HC Deb 31 October 1957 vol 575 cc378-9
12. Mr. Peart

asked the Minister of Agriculture, Fisheries and Food if he will make a statement on the restriction of milk production in Cumberland and the possible effects of radio-activity on animal husbandry.

19. Sir I. Fraser

asked the Minister of Agriculture, Fisheries and Food if he will make a statement as to the short-term or long-term effect upon animals of grazing upon pastures subject to the Windscale fall-out; and what markets are still affected.

Mr. Amory

Following the mishap at Windscale, milk produced in an area of Cumberland and Lancashire covering about 200 square miles was found to contain the radio-isotope iodine 131 in amounts which it was thought might involve some risk to young children living wholly on milk. About 1,000 farms were affected. Distribution of the milk was stopped as soon as this was discovered and steps were taken for its safe disposal. Fresh supplies from outside the area were brought in by the Milk Marketing Board.
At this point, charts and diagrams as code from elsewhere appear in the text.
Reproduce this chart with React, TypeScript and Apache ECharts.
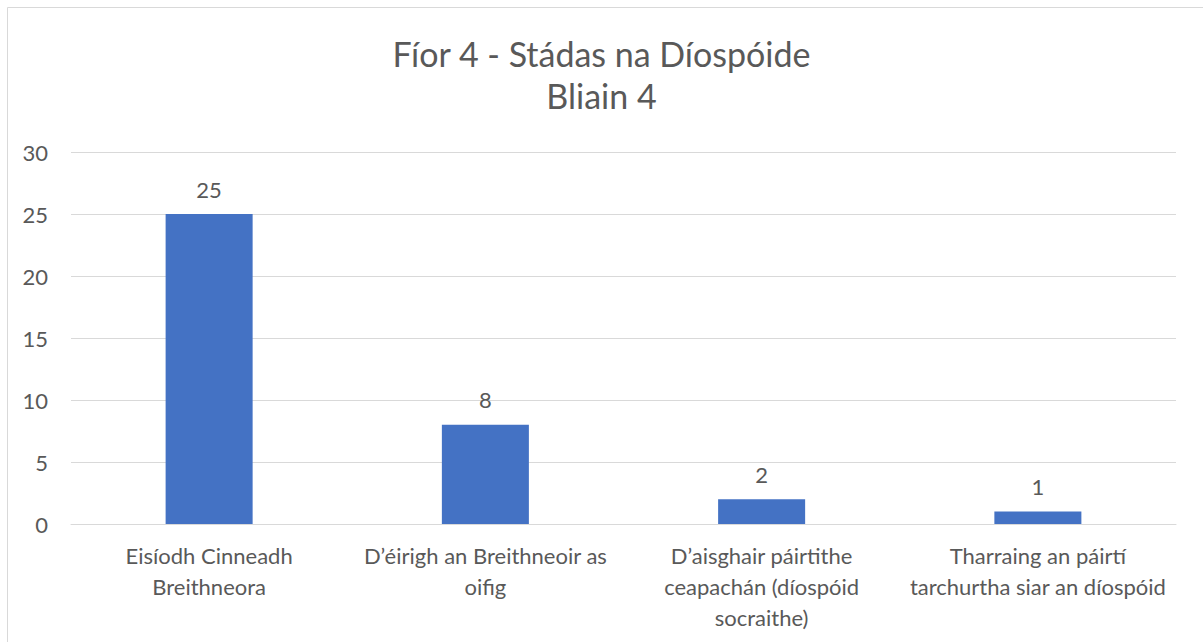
import React, { useEffect, useRef } from "react";
import * as echarts from "echarts";

const titleLines = ["Fíor 4 - Stádas na Díospóide", "Bliain 4"];
const categories = [
  "Eisíodh Cinneadh\nBreithneora",
  "D’éirigh an Breithneoir as\noifig",
  "D’aisghair páirtithe\nceapachán (díospóid\nsocraithe)",
  "Tharraing an páirtí\ntarchurtha siar an díospóid",
];
const values = [25, 8, 2, 1];
const yTicks = { min: 0, max: 30, interval: 5 };

const FONT = "Lato";
const TEXT = "#595959";

export default function App() {
  const ref = useRef<HTMLDivElement>(null);
  useEffect(() => {
    if (!ref.current) return;
    const chart = echarts.init(ref.current, undefined, { renderer: "svg" });
    chart.setOption({
      animation: false,
      backgroundColor: "#ffffff",
      title: {
        text: titleLines.join("\n"),
        left: "center",
        top: 27,
        textStyle: {
          fontFamily: FONT,
          fontSize: 34,
          fontWeight: "normal",
          color: TEXT,
          lineHeight: 42,
        },
      },
      graphic: [
        {
          type: "polyline",
          shape: { points: [[7.5, 700], [7.5, 7.5], [1210, 7.5]] },
          style: { stroke: "#d9d9d9", fill: "none", lineWidth: 1 },
          silent: true,
        },
      ],
      grid: { left: 71, right: 27, top: 152, bottom: 118, containLabel: false },
      xAxis: {
        type: "category",
        data: categories,
        axisTick: { show: false },
        axisLine: { lineStyle: { color: "#d9d9d9", width: 1 } },
        axisLabel: {
          fontFamily: FONT,
          fontSize: 22,
          color: TEXT,
          lineHeight: 31,
          margin: 16,
          interval: 0,
        },
      },
      yAxis: {
        type: "value",
        min: yTicks.min,
        max: yTicks.max,
        interval: yTicks.interval,
        axisLine: { show: false },
        axisTick: { show: false },
        splitLine: { lineStyle: { color: "#d9d9d9", width: 1 } },
        axisLabel: {
          fontFamily: FONT,
          fontSize: 22,
          color: TEXT,
          margin: 23,
        },
      },
      series: [
        {
          type: "bar",
          data: values,
          barWidth: "31.5%",
          itemStyle: { color: "#4472C4" },
          label: {
            show: true,
            position: "top",
            distance: 14,
            fontFamily: FONT,
            fontSize: 22,
            color: TEXT,
          },
        },
      ],
    });
    return () => chart.dispose();
  }, []);
  return (
    <div
      ref={ref}
      style={{ position: "fixed", left: 0, top: 0, width: 1203, height: 642 }}
    />
  );
}
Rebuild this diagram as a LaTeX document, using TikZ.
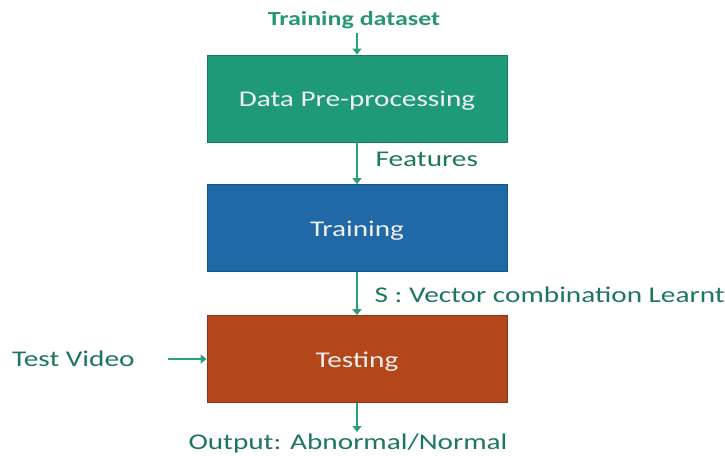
\documentclass[tikz,border=0pt]{standalone}
\usepackage{fontspec}
\setmainfont{Carlito}
\usetikzlibrary{arrows.meta}

\definecolor{boxgreen}{RGB}{31,154,120}
\definecolor{boxgreenline}{RGB}{24,122,95}
\definecolor{boxblue}{RGB}{30,105,166}
\definecolor{boxblueline}{RGB}{24,84,136}
\definecolor{boxorange}{RGB}{180,71,26}
\definecolor{boxorangeline}{RGB}{140,54,18}
\definecolor{flowline}{RGB}{44,160,122}
\definecolor{labeltext}{RGB}{30,118,96}
\definecolor{headtext}{RGB}{38,150,116}

% horizontally widened lettering
\newcommand{\widetxt}[1]{\scalebox{1.3}[1]{#1}}
% widened lettering set a little lower inside its box
\newcommand{\lowtxt}[1]{\raisebox{-2.5pt}[\height][\depth]{\widetxt{#1}}}

\begin{document}
\begin{tikzpicture}[x=1pt,y=-1pt,
  stage/.style={minimum width=300pt,minimum height=87pt,inner sep=0pt,
    text=white!94!black,font=\fontsize{22.5}{25}\selectfont,line width=0.8pt},
  lbl/.style={inner sep=0pt,text=labeltext,font=\fontsize{22.5}{25}\selectfont},
  flow/.style={draw=flowline,line width=1.3pt,
    -{Triangle[length=6pt,width=9pt]}}]
  \useasboundingbox (0,0) rectangle (725,455);

  % processing stages
  \node[stage,fill=boxgreen,draw=boxgreenline] (prep) at (357,98.5) {\lowtxt{Data Pre-processing}};
  \node[stage,fill=boxblue,draw=boxblueline] (train) at (357,228) {\lowtxt{Training}};
  \node[stage,fill=boxorange,draw=boxorangeline] (test) at (357,359) {\lowtxt{Testing}};

  % inputs and outputs
  \node[inner sep=0pt,text=headtext,font=\bfseries\fontsize{20}{22}\selectfont] (data) at (354,20) {\widetxt{Training dataset}};
  \node[lbl,anchor=west] (video) at (12,359) {\widetxt{Test Video}};
  \node[lbl] (out) at (348,443.5) {\widetxt{Output: Abnormal/Normal}};
  \coordinate (vidend) at (168,359);
  \coordinate (dataend) at (357,33);
  \coordinate (outend) at (357,432);

  % connectors
  \draw[flow] (dataend) -- (prep.north);
  \draw[flow] (prep.south) -- node[lbl,anchor=west,xshift=18pt,yshift=3.5pt] (feat) {\widetxt{Features}} (train.north);
  \draw[flow] (train.south) -- node[lbl,anchor=west,xshift=17pt,yshift=-1.5pt] (vec) {\widetxt{S : Vector combination Learnt}} (test.north);
  \draw[flow] (vidend) -- (test.west |- vidend);
  \draw[flow] (test.south) -- (outend);
\end{tikzpicture}
\end{document}
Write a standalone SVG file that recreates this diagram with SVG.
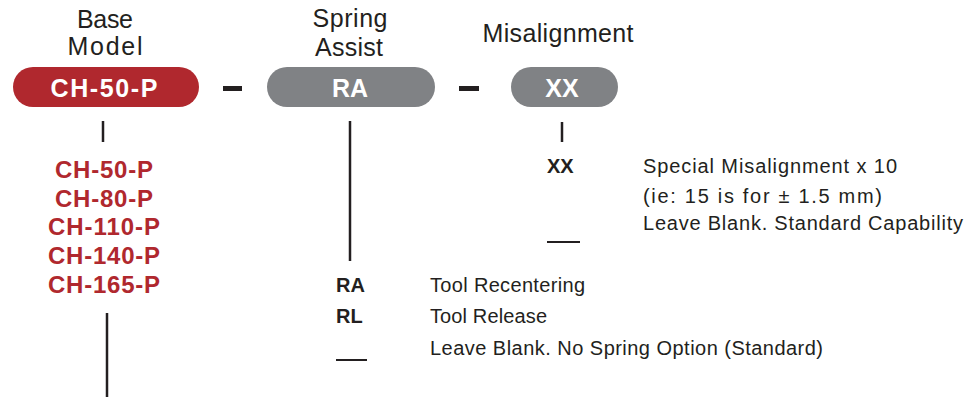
<svg xmlns="http://www.w3.org/2000/svg" width="979" height="397" viewBox="0 0 979 397">
<style>
.hdr{font-family:"Liberation Sans",Arial,sans-serif;font-size:25px;fill:#231f20;text-anchor:middle}
.pill{font-family:"Liberation Sans",Arial,sans-serif;font-size:25px;font-weight:bold;fill:#ffffff;text-anchor:middle}
.red{font-family:"Liberation Sans",Arial,sans-serif;font-size:24px;font-weight:bold;fill:#b0282e;text-anchor:middle}
.code{font-family:"Liberation Sans",Arial,sans-serif;font-size:20px;font-weight:bold;fill:#231f20}
.desc{font-family:"Liberation Sans",Arial,sans-serif;font-size:20px;fill:#231f20}
.ln{stroke:#231f20;stroke-width:2.5;fill:none}
</style>
<rect width="979" height="397" fill="#ffffff"/>
<g id="base-model">
<text class="hdr" x="105" y="28" textLength="56">Base</text>
<text class="hdr" x="105" y="55" textLength="75">Model</text>
<rect x="13" y="67" width="186" height="40" rx="20" fill="#b0282e"/>
<text class="pill" x="104" y="97" textLength="107">CH-50-P</text>
</g>
<g id="spring-assist">
<text class="hdr" x="350" y="27" textLength="75">Spring</text>
<text class="hdr" x="349" y="56" textLength="68">Assist</text>
<rect x="267" y="67" width="168" height="40" rx="20" fill="#808285"/>
<text class="pill" x="350" y="97">RA</text>
</g>
<g id="misalignment">
<text class="hdr" x="558" y="42" textLength="151">Misalignment</text>
<rect x="511" y="67" width="107" height="40" rx="20" fill="#808285"/>
<text class="pill" x="562" y="97">XX</text>
</g>
<g id="separators">
<rect x="223" y="86" width="19" height="5" fill="#231f20"/>
<rect x="459" y="86" width="20" height="5" fill="#231f20"/>
</g>
<g id="connectors">
<line class="ln" x1="103" y1="121" x2="103" y2="142"/>
<line class="ln" x1="107" y1="313" x2="107" y2="397"/>
<line class="ln" x1="350" y1="121" x2="350" y2="261"/>
<line class="ln" x1="562" y1="122" x2="562" y2="142"/>
</g>
<g id="base-options">
<text class="red" x="104" y="178" textLength="98">CH-50-P</text>
<text class="red" x="104" y="207" textLength="98">CH-80-P</text>
<text class="red" x="104" y="235" textLength="112">CH-110-P</text>
<text class="red" x="104" y="264" textLength="112">CH-140-P</text>
<text class="red" x="104" y="293" textLength="112">CH-165-P</text>
</g>
<g id="spring-options">
<text class="code" x="336" y="292">RA</text>
<text class="desc" x="430" y="292" textLength="155">Tool Recentering</text>
<text class="code" x="336" y="323">RL</text>
<text class="desc" x="430" y="323" textLength="117">Tool Release</text>
<line x1="336" y1="360" x2="367" y2="360" stroke="#231f20" stroke-width="2"/>
<text class="desc" x="430" y="355" textLength="393">Leave Blank. No Spring Option (Standard)</text>
</g>
<g id="misalignment-options">
<text class="code" x="547" y="173">XX</text>
<text class="desc" x="643" y="173" textLength="254">Special Misalignment x 10</text>
<text class="desc" x="643" y="203" textLength="239">(ie: 15 is for ± 1.5 mm)</text>
<line x1="547" y1="242" x2="580" y2="242" stroke="#231f20" stroke-width="2"/>
<text class="desc" x="643" y="230" textLength="320">Leave Blank. Standard Capability</text>
</g>
</svg>
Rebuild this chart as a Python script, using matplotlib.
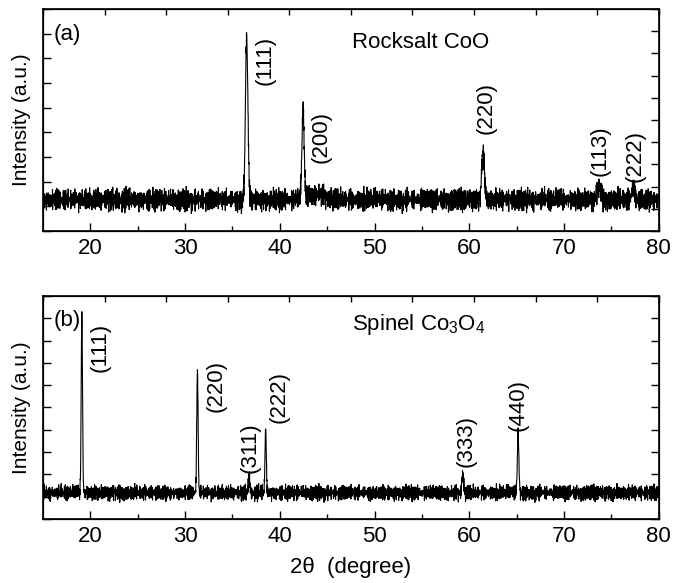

Radio-activity in the eastern part of the area has now declined to very low levels, and I am advised by the Medical Research Council that the milk is safe. From today, therefore, I have authorised the Milk Marketing Board to resume distribution from nearly half the farms originally affected. The remainder will be freed as soon as the Medical Research Council can assure me that there is no danger. I am advised by the Agricultural Research Council that the health of farm animals grazing in the area should not be affected now or in the future. No restrictions have, therefore, been imposed on the movement of stock. Those purchasing cows in milk from the area have been advised that the milk will be safe for all purposes within twenty-four hours of their being moved on to fresh pasture.

Mr. Peart

is the Minister satisfied that the compensation agreed upon between the Milk Marketing Board and his Department is adequate, and will compensation be prompt? In view of the fact that the Agricultural Research Council has been brought into the survey of the effect on animal health, will that be a matter which will be reported to the House by the Minister later?

Mr. Amory

The Milk Marketing Board has paid for milk which has had to be poured away in exactly the same way as if the milk had been used for distribution; that is to say, payment in full has been made. As to the second part of the hon. Member's supplementary question, the Agricultural Research Council will keep this matter under continuous attention. It will I hope, be giving me advice whenever it thinks it necessary, or whenever I think it necessary to make inquiries of it, and, of course, I should be very glad to keep the House fully in touch with the advice I receive.

Sir I. Fraser

Can my right hon. Friend confirm that buying and selling in Ulverston and other markets in Lonsdale can now proceed normally?

Mr. Amory

Yes, Sir. I can assure my hon. Friend that the advice I have is that no risk has been involved to any livestock in this matter. The limited risk has been to milk and in that case really to milk consumed by babies, because babies consume practically no other food except milk.